* [SOURCE MATERIAL]
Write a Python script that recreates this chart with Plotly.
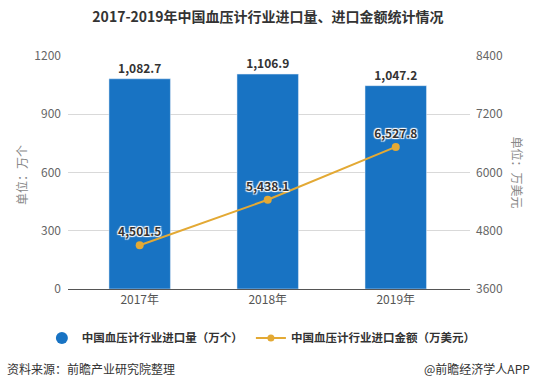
import plotly.graph_objects as go

years = ["2017年", "2018年", "2019年"]
volume = [1082.7, 1106.9, 1047.2]
amount = [4501.5, 5438.1, 6527.8]
vol_labels = ["1,082.7", "1,106.9", "1,047.2"]
amt_labels = ["4,501.5", "5,438.1", "6,527.8"]
left_ticks = [0, 300, 600, 900, 1200]
right_ticks = [3600, 4800, 6000, 7200, 8400]

BLUE = "#1873C3"
GOLD = "#E3A934"
FONT = "Noto Sans CJK SC"

fig = go.Figure()
fig.add_trace(go.Bar(
    x=years, y=volume, marker_color=BLUE, width=0.48,
    text=vol_labels, textposition="outside", cliponaxis=False,
    textfont=dict(size=12, color="#333333", family=FONT, weight="bold"),
    showlegend=False, yaxis="y"))
fig.add_trace(go.Scatter(
    x=years, y=amount, mode="lines+markers+text", yaxis="y2",
    line=dict(color=GOLD, width=2), marker=dict(color=GOLD, size=8),
    text=amt_labels, textposition="top center",
    textfont=dict(size=12, color="#333333", family=FONT, weight="bold",
                  shadow="1px 1px 1px white, -1px -1px 1px white, 1px -1px 1px white, -1px 1px 1px white"),
    showlegend=False))
# legend entries
fig.add_trace(go.Scatter(x=[None], y=[None], mode="markers",
    marker=dict(color=BLUE, size=12, symbol="circle"),
    name="中国血压计行业进口量（万个）", legend="legend"))
fig.add_trace(go.Scatter(x=[None], y=[None], mode="lines+markers", yaxis="y2",
    line=dict(color=GOLD, width=2), marker=dict(color=GOLD, size=7),
    name="中国血压计行业进口金额（万美元）", legend="legend2"))

legend_font = dict(size=11.5, color="#333333", family=FONT, weight="bold")
axis_title_font = dict(size=12, color="#888888", family=FONT)

fig.update_layout(
    width=536, height=391,
    margin=dict(l=68, r=66, t=56, b=102),
    paper_bgcolor="white", plot_bgcolor="white",
    font=dict(family=FONT, size=12, color="#666666"),
    title=dict(text="<b>2017-2019年中国血压计行业进口量、进口金额统计情况</b>",
               x=0.5, xanchor="center", y=0.955, yanchor="middle",
               font=dict(size=14, color="#333333", family=FONT)),
    xaxis=dict(range=[-0.56, 2.58], showline=True, linecolor="#555555",
               linewidth=1, ticks="", tickfont=dict(size=12, color="#555555"),
               showgrid=False, automargin=False),
    yaxis=dict(range=[0, 1200], tickvals=left_ticks, showgrid=True,
               gridcolor="#D9D9D9", zeroline=False, ticks="", automargin=False,
               tickfont=dict(size=12, color="#666666"), ticklabelstandoff=6),
    yaxis2=dict(range=[3600, 8400], tickvals=right_ticks, overlaying="y",
                side="right", showgrid=False, zeroline=False, ticks="", automargin=False,
                tickfont=dict(size=12, color="#666666"), ticklabelstandoff=5),
    legend=dict(orientation="h", x=-0.065, xanchor="left", y=-0.21, yanchor="middle",
                font=legend_font, itemwidth=30),
    legend2=dict(orientation="h", x=0.455, xanchor="left", y=-0.21, yanchor="middle",
                 font=legend_font, itemwidth=30),
    annotations=[
        dict(text="单位：万个", xref="paper", yref="paper", x=-0.114, y=0.49,
             xanchor="center", yanchor="middle", textangle=-90, showarrow=False,
             font=axis_title_font),
        dict(text="单位：万美元", xref="paper", yref="paper", x=1.117, y=0.50,
             xanchor="center", yanchor="middle", textangle=90, showarrow=False,
             font=axis_title_font),
        dict(text="资料来源：前瞻产业研究院整理", xref="paper", yref="paper",
             x=-0.157, y=-0.343, xanchor="left", yanchor="middle", showarrow=False,
             font=dict(size=12, color="#333333", family=FONT)),
        dict(text="@前瞻经济学人APP", xref="paper", yref="paper",
             x=1.155, y=-0.343, xanchor="right", yanchor="middle", showarrow=False,
             font=dict(size=12, color="#333333", family=FONT)),
    ],
)

fig.write_html("out.html", config={"displayModeBar": False},
               post_script="document.body.style.margin='0';")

* [STATED TASK]
Without the pictures, write out the whole listing above exactly as it appears.

* [SOLUTION TO THE EXERCISE]
Write a Python script that recreates this chart with Plotly.
import plotly.graph_objects as go

years = ["2017年", "2018年", "2019年"]
volume = [1082.7, 1106.9, 1047.2]
amount = [4501.5, 5438.1, 6527.8]
vol_labels = ["1,082.7", "1,106.9", "1,047.2"]
amt_labels = ["4,501.5", "5,438.1", "6,527.8"]
left_ticks = [0, 300, 600, 900, 1200]
right_ticks = [3600, 4800, 6000, 7200, 8400]

BLUE = "#1873C3"
GOLD = "#E3A934"
FONT = "Noto Sans CJK SC"

fig = go.Figure()
fig.add_trace(go.Bar(
    x=years, y=volume, marker_color=BLUE, width=0.48,
    text=vol_labels, textposition="outside", cliponaxis=False,
    textfont=dict(size=12, color="#333333", family=FONT, weight="bold"),
    showlegend=False, yaxis="y"))
fig.add_trace(go.Scatter(
    x=years, y=amount, mode="lines+markers+text", yaxis="y2",
    line=dict(color=GOLD, width=2), marker=dict(color=GOLD, size=8),
    text=amt_labels, textposition="top center",
    textfont=dict(size=12, color="#333333", family=FONT, weight="bold",
                  shadow="1px 1px 1px white, -1px -1px 1px white, 1px -1px 1px white, -1px 1px 1px white"),
    showlegend=False))
# legend entries
fig.add_trace(go.Scatter(x=[None], y=[None], mode="markers",
    marker=dict(color=BLUE, size=12, symbol="circle"),
    name="中国血压计行业进口量（万个）", legend="legend"))
fig.add_trace(go.Scatter(x=[None], y=[None], mode="lines+markers", yaxis="y2",
    line=dict(color=GOLD, width=2), marker=dict(color=GOLD, size=7),
    name="中国血压计行业进口金额（万美元）", legend="legend2"))

legend_font = dict(size=11.5, color="#333333", family=FONT, weight="bold")
axis_title_font = dict(size=12, color="#888888", family=FONT)

fig.update_layout(
    width=536, height=391,
    margin=dict(l=68, r=66, t=56, b=102),
    paper_bgcolor="white", plot_bgcolor="white",
    font=dict(family=FONT, size=12, color="#666666"),
    title=dict(text="<b>2017-2019年中国血压计行业进口量、进口金额统计情况</b>",
               x=0.5, xanchor="center", y=0.955, yanchor="middle",
               font=dict(size=14, color="#333333", family=FONT)),
    xaxis=dict(range=[-0.56, 2.58], showline=True, linecolor="#555555",
               linewidth=1, ticks="", tickfont=dict(size=12, color="#555555"),
               showgrid=False, automargin=False),
    yaxis=dict(range=[0, 1200], tickvals=left_ticks, showgrid=True,
               gridcolor="#D9D9D9", zeroline=False, ticks="", automargin=False,
               tickfont=dict(size=12, color="#666666"), ticklabelstandoff=6),
    yaxis2=dict(range=[3600, 8400], tickvals=right_ticks, overlaying="y",
                side="right", showgrid=False, zeroline=False, ticks="", automargin=False,
                tickfont=dict(size=12, color="#666666"), ticklabelstandoff=5),
    legend=dict(orientation="h", x=-0.065, xanchor="left", y=-0.21, yanchor="middle",
                font=legend_font, itemwidth=30),
    legend2=dict(orientation="h", x=0.455, xanchor="left", y=-0.21, yanchor="middle",
                 font=legend_font, itemwidth=30),
    annotations=[
        dict(text="单位：万个", xref="paper", yref="paper", x=-0.114, y=0.49,
             xanchor="center", yanchor="middle", textangle=-90, showarrow=False,
             font=axis_title_font),
        dict(text="单位：万美元", xref="paper", yref="paper", x=1.117, y=0.50,
             xanchor="center", yanchor="middle", textangle=90, showarrow=False,
             font=axis_title_font),
        dict(text="资料来源：前瞻产业研究院整理", xref="paper", yref="paper",
             x=-0.157, y=-0.343, xanchor="left", yanchor="middle", showarrow=False,
             font=dict(size=12, color="#333333", family=FONT)),
        dict(text="@前瞻经济学人APP", xref="paper", yref="paper",
             x=1.155, y=-0.343, xanchor="right", yanchor="middle", showarrow=False,
             font=dict(size=12, color="#333333", family=FONT)),
    ],
)

fig.write_html("out.html", config={"displayModeBar": False},
               post_script="document.body.style.margin='0';")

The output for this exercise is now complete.